● **Prompt**:
Begin with the first line below and retype each line exactly through the line containing "70000, 80000, 90000];". Any pictures are to be left out.

● **Input**:
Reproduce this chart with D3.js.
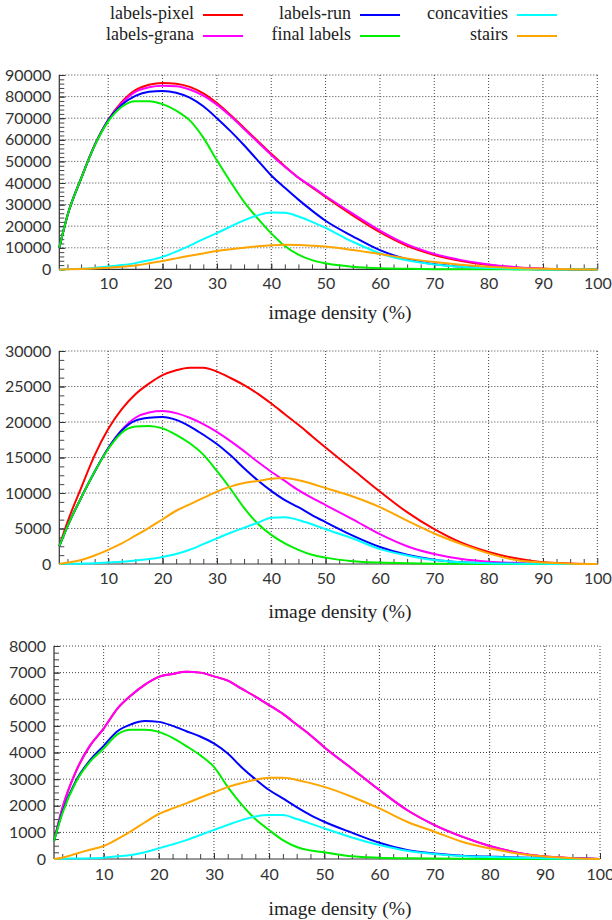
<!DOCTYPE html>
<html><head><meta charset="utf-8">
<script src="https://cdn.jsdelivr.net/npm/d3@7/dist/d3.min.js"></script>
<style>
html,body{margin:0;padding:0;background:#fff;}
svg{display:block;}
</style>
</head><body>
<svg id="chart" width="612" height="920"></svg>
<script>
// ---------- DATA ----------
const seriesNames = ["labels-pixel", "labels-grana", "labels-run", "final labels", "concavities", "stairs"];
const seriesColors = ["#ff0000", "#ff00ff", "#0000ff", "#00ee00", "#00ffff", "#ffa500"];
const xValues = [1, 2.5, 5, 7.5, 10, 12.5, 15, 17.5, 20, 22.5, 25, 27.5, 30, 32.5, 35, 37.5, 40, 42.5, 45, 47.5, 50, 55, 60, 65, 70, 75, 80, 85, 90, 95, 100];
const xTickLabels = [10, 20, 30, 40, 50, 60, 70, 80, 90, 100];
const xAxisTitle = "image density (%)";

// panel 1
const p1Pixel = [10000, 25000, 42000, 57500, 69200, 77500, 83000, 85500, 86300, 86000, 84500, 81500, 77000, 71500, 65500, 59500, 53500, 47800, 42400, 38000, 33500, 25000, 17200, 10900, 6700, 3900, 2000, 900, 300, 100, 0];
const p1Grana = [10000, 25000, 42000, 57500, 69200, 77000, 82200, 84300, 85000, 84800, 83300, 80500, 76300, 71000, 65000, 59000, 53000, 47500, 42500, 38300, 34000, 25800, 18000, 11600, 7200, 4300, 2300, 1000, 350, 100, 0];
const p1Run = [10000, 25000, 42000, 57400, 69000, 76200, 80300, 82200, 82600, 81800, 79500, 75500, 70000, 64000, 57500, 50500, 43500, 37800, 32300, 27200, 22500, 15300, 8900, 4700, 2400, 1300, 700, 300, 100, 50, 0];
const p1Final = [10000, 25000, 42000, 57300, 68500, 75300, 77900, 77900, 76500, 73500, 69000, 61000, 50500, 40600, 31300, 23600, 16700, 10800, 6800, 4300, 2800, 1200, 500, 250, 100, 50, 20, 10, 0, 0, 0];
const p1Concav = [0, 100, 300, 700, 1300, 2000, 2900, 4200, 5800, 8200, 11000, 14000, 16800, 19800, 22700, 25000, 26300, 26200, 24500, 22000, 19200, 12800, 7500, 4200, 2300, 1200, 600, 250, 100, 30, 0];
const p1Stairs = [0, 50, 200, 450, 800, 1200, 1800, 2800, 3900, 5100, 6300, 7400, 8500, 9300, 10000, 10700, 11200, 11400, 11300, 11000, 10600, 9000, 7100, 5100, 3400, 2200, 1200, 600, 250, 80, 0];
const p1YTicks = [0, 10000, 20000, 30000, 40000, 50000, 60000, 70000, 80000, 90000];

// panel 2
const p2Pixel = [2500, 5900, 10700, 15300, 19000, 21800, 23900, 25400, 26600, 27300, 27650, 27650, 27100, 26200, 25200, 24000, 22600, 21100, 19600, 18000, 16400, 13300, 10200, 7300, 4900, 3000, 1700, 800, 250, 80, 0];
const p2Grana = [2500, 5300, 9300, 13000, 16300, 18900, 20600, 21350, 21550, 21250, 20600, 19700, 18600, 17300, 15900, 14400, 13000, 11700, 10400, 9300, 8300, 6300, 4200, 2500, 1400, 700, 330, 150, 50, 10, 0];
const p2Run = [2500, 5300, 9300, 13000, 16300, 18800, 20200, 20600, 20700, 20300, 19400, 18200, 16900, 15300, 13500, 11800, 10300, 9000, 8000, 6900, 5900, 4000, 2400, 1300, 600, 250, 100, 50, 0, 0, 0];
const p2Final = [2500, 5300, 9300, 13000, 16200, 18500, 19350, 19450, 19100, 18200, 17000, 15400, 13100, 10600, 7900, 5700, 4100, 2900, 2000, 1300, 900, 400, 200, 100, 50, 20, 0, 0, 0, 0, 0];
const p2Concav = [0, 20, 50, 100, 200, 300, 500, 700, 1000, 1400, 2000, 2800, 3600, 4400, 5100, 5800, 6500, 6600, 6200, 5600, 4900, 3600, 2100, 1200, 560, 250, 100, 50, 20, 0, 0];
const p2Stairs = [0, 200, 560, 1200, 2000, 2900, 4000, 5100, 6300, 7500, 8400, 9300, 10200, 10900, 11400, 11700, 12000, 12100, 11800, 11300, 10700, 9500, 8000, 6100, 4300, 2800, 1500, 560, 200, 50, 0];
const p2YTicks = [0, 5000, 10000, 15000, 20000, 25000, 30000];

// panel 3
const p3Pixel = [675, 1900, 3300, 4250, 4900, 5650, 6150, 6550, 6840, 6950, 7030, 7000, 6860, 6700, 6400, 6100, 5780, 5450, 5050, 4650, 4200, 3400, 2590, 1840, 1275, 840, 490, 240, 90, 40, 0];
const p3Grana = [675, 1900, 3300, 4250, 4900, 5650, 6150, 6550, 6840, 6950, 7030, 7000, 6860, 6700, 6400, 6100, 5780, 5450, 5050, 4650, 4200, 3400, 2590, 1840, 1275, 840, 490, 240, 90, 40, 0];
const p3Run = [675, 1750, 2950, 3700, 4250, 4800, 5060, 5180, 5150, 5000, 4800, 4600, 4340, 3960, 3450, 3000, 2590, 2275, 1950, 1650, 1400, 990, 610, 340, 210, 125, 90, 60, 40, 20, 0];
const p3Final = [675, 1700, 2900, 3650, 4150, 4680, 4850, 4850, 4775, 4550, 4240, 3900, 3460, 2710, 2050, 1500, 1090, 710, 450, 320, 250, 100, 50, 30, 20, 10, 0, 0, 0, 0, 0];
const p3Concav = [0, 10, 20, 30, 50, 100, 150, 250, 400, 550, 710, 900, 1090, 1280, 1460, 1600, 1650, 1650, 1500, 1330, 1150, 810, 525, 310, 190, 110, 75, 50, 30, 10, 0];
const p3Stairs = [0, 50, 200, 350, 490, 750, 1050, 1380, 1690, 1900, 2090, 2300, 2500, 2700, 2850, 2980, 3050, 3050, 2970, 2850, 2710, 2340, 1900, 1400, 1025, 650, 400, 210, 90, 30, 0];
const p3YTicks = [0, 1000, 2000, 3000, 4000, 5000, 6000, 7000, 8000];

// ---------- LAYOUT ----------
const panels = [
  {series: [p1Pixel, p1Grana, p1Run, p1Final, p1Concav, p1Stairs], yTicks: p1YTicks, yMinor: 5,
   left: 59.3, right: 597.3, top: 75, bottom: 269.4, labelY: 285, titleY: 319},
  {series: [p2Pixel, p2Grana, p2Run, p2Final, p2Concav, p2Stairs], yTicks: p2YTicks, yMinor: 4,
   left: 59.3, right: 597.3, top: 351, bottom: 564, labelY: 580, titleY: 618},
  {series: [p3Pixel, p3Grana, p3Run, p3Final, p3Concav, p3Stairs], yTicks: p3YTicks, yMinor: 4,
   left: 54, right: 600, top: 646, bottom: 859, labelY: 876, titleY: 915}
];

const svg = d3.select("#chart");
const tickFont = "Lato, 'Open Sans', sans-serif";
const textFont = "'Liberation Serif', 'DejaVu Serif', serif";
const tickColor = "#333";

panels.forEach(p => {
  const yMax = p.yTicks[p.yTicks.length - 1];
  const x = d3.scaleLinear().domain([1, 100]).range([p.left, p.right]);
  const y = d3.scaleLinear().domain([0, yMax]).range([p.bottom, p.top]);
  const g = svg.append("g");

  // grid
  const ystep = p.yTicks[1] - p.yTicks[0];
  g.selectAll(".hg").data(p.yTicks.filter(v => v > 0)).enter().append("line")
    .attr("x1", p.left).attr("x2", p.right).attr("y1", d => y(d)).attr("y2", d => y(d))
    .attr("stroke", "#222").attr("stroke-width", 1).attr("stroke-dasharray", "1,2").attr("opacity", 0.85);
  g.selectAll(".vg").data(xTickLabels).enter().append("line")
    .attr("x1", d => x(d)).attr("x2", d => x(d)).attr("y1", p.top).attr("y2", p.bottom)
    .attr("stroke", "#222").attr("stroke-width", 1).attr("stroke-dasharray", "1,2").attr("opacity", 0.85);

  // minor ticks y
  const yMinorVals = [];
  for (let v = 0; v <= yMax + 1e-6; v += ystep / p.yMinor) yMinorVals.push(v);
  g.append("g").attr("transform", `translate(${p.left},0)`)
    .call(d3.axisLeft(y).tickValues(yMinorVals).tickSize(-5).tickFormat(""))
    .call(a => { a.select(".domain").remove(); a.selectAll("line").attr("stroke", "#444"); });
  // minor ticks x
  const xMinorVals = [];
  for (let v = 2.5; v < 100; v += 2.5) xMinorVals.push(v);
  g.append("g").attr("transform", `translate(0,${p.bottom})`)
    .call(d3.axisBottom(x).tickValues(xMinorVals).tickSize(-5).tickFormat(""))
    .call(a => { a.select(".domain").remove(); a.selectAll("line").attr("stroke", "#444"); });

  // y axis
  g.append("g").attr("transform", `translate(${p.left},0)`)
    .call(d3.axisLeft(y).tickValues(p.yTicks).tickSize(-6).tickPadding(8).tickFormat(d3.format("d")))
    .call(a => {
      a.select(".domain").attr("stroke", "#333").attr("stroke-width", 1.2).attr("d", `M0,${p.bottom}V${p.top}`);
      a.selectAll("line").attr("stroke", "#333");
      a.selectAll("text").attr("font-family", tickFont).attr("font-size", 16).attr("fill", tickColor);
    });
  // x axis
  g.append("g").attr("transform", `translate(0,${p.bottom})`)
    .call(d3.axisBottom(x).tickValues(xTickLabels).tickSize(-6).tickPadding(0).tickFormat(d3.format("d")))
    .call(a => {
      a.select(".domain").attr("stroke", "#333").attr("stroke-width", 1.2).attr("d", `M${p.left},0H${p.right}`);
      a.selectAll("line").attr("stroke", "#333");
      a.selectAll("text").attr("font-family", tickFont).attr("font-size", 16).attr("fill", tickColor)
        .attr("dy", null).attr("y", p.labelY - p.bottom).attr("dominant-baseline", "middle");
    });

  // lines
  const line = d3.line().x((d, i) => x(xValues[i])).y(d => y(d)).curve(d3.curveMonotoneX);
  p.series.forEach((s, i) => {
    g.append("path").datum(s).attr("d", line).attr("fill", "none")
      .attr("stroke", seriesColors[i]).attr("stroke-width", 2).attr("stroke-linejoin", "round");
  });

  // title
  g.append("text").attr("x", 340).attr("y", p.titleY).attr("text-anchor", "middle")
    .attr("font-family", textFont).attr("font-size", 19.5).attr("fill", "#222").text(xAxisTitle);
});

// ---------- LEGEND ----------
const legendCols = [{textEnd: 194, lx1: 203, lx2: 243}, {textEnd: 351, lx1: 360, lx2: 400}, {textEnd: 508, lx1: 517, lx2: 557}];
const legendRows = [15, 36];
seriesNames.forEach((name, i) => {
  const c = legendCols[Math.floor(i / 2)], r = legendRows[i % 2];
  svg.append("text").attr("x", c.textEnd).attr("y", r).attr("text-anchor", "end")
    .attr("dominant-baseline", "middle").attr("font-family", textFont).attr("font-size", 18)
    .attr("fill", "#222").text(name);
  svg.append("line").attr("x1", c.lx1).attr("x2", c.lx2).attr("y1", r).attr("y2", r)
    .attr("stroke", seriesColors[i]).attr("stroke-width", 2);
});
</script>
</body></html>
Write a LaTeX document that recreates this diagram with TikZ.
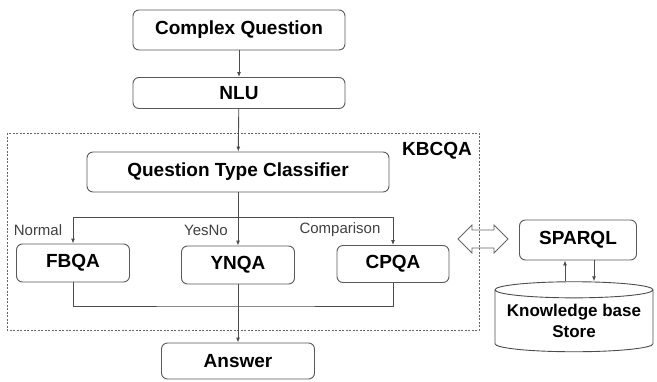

● **Result below**:
Reproduce this chart with D3.js.
<!DOCTYPE html>
<html><head><meta charset="utf-8">
<script src="https://cdn.jsdelivr.net/npm/d3@7/dist/d3.min.js"></script>
<style>
html,body{margin:0;padding:0;background:#fff;}
svg{display:block;}
</style>
</head><body>
<svg id="chart" width="612" height="920"></svg>
<script>
// ---------- DATA ----------
const seriesNames = ["labels-pixel", "labels-grana", "labels-run", "final labels", "concavities", "stairs"];
const seriesColors = ["#ff0000", "#ff00ff", "#0000ff", "#00ee00", "#00ffff", "#ffa500"];
const xValues = [1, 2.5, 5, 7.5, 10, 12.5, 15, 17.5, 20, 22.5, 25, 27.5, 30, 32.5, 35, 37.5, 40, 42.5, 45, 47.5, 50, 55, 60, 65, 70, 75, 80, 85, 90, 95, 100];
const xTickLabels = [10, 20, 30, 40, 50, 60, 70, 80, 90, 100];
const xAxisTitle = "image density (%)";

// panel 1
const p1Pixel = [10000, 25000, 42000, 57500, 69200, 77500, 83000, 85500, 86300, 86000, 84500, 81500, 77000, 71500, 65500, 59500, 53500, 47800, 42400, 38000, 33500, 25000, 17200, 10900, 6700, 3900, 2000, 900, 300, 100, 0];
const p1Grana = [10000, 25000, 42000, 57500, 69200, 77000, 82200, 84300, 85000, 84800, 83300, 80500, 76300, 71000, 65000, 59000, 53000, 47500, 42500, 38300, 34000, 25800, 18000, 11600, 7200, 4300, 2300, 1000, 350, 100, 0];
const p1Run = [10000, 25000, 42000, 57400, 69000, 76200, 80300, 82200, 82600, 81800, 79500, 75500, 70000, 64000, 57500, 50500, 43500, 37800, 32300, 27200, 22500, 15300, 8900, 4700, 2400, 1300, 700, 300, 100, 50, 0];
const p1Final = [10000, 25000, 42000, 57300, 68500, 75300, 77900, 77900, 76500, 73500, 69000, 61000, 50500, 40600, 31300, 23600, 16700, 10800, 6800, 4300, 2800, 1200, 500, 250, 100, 50, 20, 10, 0, 0, 0];
const p1Concav = [0, 100, 300, 700, 1300, 2000, 2900, 4200, 5800, 8200, 11000, 14000, 16800, 19800, 22700, 25000, 26300, 26200, 24500, 22000, 19200, 12800, 7500, 4200, 2300, 1200, 600, 250, 100, 30, 0];
const p1Stairs = [0, 50, 200, 450, 800, 1200, 1800, 2800, 3900, 5100, 6300, 7400, 8500, 9300, 10000, 10700, 11200, 11400, 11300, 11000, 10600, 9000, 7100, 5100, 3400, 2200, 1200, 600, 250, 80, 0];
const p1YTicks = [0, 10000, 20000, 30000, 40000, 50000, 60000, 70000, 80000, 90000];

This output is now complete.